While addressing the pilot shortage is of the utmost important for the airline industry, diversity is also top of mind for major carriers, including United, Champion said.
“The perspective that individuals bring from diverse backgrounds and cultures helps us collectively make better decisions as an airline and Metropolitan State University of Denver tends to have robust outreach to underrepresented communities,” he said.
That perspective aligns with the mission of MSU Denver, one of the most diverse four-year institutions in Colorado. As of last fall, 31% of MSU Denver’s students who are on track to become professional pilots were people of color and 20% were women, the latter well above the industry standard of 6% in the U.S.

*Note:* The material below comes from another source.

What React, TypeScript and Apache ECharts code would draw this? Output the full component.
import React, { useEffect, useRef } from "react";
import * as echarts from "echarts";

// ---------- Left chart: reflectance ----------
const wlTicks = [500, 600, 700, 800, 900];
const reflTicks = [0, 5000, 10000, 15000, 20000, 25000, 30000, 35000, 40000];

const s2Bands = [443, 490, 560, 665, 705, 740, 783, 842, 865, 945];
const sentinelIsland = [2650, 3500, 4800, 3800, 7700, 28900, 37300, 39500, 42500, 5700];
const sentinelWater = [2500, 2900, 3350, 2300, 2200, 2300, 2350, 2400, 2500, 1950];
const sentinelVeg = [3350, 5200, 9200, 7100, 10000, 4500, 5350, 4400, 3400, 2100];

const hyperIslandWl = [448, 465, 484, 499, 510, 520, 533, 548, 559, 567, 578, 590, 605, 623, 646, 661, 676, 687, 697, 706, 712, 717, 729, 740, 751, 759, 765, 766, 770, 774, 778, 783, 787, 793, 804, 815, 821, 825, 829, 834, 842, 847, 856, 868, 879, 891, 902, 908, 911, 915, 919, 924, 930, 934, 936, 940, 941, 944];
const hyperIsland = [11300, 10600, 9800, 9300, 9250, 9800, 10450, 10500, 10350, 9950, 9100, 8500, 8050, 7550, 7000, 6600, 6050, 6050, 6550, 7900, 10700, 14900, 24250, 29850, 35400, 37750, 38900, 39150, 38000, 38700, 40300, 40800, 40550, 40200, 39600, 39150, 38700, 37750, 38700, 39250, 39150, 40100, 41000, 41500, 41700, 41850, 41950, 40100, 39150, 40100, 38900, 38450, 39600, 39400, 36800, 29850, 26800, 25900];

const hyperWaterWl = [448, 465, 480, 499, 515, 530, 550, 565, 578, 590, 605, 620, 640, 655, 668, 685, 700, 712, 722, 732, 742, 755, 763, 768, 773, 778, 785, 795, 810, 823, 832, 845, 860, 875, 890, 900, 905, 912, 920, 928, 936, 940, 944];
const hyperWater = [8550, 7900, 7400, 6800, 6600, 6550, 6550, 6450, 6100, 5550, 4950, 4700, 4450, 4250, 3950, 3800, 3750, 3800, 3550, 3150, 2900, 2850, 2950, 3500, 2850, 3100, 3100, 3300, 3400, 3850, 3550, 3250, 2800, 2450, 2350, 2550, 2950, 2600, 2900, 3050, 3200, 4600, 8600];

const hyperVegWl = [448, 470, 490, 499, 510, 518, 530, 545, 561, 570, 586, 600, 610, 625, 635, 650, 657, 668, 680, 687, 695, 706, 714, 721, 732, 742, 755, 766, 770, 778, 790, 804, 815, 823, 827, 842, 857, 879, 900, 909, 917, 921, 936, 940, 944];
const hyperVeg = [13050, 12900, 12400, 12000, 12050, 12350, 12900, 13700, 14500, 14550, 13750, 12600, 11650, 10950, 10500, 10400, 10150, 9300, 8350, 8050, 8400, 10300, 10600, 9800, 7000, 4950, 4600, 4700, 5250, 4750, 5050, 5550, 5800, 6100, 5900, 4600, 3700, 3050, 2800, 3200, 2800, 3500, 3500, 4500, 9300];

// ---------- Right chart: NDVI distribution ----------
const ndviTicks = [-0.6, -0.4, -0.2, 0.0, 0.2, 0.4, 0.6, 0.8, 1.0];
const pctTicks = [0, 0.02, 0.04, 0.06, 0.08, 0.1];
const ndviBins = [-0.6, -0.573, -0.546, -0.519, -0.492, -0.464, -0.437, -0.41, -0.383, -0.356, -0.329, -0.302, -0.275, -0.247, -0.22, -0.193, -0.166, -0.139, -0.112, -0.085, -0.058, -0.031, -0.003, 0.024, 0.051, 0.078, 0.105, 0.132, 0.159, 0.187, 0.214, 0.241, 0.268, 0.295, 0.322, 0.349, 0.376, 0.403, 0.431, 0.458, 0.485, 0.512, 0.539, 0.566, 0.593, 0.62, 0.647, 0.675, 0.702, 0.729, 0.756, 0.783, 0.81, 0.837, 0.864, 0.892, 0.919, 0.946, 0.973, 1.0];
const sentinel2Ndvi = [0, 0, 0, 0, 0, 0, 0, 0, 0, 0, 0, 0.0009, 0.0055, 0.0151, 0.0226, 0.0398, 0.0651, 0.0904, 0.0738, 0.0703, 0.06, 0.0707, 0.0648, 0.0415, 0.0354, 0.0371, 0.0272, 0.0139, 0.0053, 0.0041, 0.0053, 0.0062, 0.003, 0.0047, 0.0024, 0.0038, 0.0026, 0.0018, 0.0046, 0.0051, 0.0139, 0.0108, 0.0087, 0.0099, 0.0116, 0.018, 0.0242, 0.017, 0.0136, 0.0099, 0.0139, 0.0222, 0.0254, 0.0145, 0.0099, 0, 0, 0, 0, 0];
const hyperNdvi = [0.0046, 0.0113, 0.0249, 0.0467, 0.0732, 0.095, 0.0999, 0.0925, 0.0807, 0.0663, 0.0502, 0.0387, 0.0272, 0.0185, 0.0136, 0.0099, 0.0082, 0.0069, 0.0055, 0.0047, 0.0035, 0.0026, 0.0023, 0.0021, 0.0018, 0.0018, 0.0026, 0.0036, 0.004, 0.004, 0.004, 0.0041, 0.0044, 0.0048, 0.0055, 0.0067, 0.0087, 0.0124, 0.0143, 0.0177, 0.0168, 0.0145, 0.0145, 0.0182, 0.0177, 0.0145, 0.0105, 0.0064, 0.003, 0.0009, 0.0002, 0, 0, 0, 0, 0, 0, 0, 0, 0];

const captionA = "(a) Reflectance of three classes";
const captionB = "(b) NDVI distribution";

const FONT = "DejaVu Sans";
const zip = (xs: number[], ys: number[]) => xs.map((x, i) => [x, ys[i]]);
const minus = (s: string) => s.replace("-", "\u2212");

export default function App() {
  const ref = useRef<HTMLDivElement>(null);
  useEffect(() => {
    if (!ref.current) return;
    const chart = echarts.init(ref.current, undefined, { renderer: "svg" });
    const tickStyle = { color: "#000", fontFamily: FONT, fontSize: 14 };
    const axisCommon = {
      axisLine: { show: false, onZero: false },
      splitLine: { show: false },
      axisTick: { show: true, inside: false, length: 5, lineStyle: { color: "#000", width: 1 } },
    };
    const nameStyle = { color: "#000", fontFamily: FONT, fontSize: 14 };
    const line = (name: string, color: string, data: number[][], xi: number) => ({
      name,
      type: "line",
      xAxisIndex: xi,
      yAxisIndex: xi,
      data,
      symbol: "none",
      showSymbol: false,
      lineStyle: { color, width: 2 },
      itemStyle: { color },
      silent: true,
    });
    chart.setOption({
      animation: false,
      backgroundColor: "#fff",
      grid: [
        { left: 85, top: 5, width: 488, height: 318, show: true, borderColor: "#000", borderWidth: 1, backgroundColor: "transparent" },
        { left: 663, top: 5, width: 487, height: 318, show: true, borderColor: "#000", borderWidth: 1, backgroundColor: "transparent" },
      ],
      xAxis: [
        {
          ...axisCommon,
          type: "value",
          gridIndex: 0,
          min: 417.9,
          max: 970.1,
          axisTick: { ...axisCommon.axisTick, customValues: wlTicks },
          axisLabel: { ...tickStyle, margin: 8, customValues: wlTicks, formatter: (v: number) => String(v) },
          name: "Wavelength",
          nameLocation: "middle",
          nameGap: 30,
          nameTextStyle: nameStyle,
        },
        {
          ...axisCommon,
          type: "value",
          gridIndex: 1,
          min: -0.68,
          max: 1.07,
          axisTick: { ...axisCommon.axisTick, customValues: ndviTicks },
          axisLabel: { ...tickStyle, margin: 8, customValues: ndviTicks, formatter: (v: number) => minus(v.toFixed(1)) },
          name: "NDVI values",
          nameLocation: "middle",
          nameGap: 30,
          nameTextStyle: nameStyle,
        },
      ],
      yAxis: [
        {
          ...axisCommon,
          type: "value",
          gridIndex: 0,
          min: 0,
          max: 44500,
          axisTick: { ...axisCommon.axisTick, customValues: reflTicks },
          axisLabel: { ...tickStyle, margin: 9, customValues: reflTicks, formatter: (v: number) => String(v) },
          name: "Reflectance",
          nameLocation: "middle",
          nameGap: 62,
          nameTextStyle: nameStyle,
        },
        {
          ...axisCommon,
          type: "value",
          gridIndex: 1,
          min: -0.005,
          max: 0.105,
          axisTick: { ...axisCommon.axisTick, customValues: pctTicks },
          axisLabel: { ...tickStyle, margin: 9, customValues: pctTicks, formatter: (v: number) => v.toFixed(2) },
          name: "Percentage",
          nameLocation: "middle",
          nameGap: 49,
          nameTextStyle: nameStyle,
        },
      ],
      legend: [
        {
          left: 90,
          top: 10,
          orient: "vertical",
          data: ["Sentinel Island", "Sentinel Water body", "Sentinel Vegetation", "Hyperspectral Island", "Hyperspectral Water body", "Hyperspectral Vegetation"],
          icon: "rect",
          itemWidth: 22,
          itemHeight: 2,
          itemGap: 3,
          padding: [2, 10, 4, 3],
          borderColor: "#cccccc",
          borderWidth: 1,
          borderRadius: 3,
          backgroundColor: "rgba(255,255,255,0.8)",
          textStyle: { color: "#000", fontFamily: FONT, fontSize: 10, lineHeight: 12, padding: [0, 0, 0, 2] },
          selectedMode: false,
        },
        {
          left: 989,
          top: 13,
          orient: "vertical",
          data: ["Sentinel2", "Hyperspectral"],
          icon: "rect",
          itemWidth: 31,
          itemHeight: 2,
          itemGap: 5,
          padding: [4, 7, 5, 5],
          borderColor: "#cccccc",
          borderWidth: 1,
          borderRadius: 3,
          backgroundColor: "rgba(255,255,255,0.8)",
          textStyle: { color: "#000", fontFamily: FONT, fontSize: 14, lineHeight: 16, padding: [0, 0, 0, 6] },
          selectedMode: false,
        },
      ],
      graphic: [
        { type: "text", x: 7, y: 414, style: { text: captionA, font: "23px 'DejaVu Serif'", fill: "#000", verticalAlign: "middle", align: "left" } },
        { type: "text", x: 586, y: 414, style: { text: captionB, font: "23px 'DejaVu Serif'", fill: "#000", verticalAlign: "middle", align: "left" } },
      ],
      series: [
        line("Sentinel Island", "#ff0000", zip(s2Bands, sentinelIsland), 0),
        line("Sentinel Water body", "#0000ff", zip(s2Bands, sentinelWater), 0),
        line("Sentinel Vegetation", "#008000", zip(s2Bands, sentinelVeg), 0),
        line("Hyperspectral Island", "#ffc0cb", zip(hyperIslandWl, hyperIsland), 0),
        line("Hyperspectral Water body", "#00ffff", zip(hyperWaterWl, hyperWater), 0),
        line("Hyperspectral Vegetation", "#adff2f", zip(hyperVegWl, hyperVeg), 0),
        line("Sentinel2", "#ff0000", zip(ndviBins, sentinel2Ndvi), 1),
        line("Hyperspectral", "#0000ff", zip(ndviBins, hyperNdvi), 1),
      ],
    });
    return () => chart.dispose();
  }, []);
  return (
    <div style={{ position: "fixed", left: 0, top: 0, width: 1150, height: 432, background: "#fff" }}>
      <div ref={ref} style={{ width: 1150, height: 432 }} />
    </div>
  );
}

Champion said new generations of pilots bring a focus on technology and automation that previous generations didn’t see in their lifetimes.
He emphasized that new pilots entering the industry should stay on top of innovations to keep themselves competitive. He cited congestion in U.S. airspace as one of the major constraints to the industry’s growth and accommodation of the rising demand of people who want to travel.
“We need a lot of people who are not only working for the airlines but who are also looking to help solve some of those problems in the future,” he said. “How do we find ways of expanding the space that’s available to us or maximizing the space that’s available to us at our already-congested airports?
“There’s a lot of need for finding ways to make things more efficient, to use technologies that enable us to put airplanes closer together in the air and on the ground.”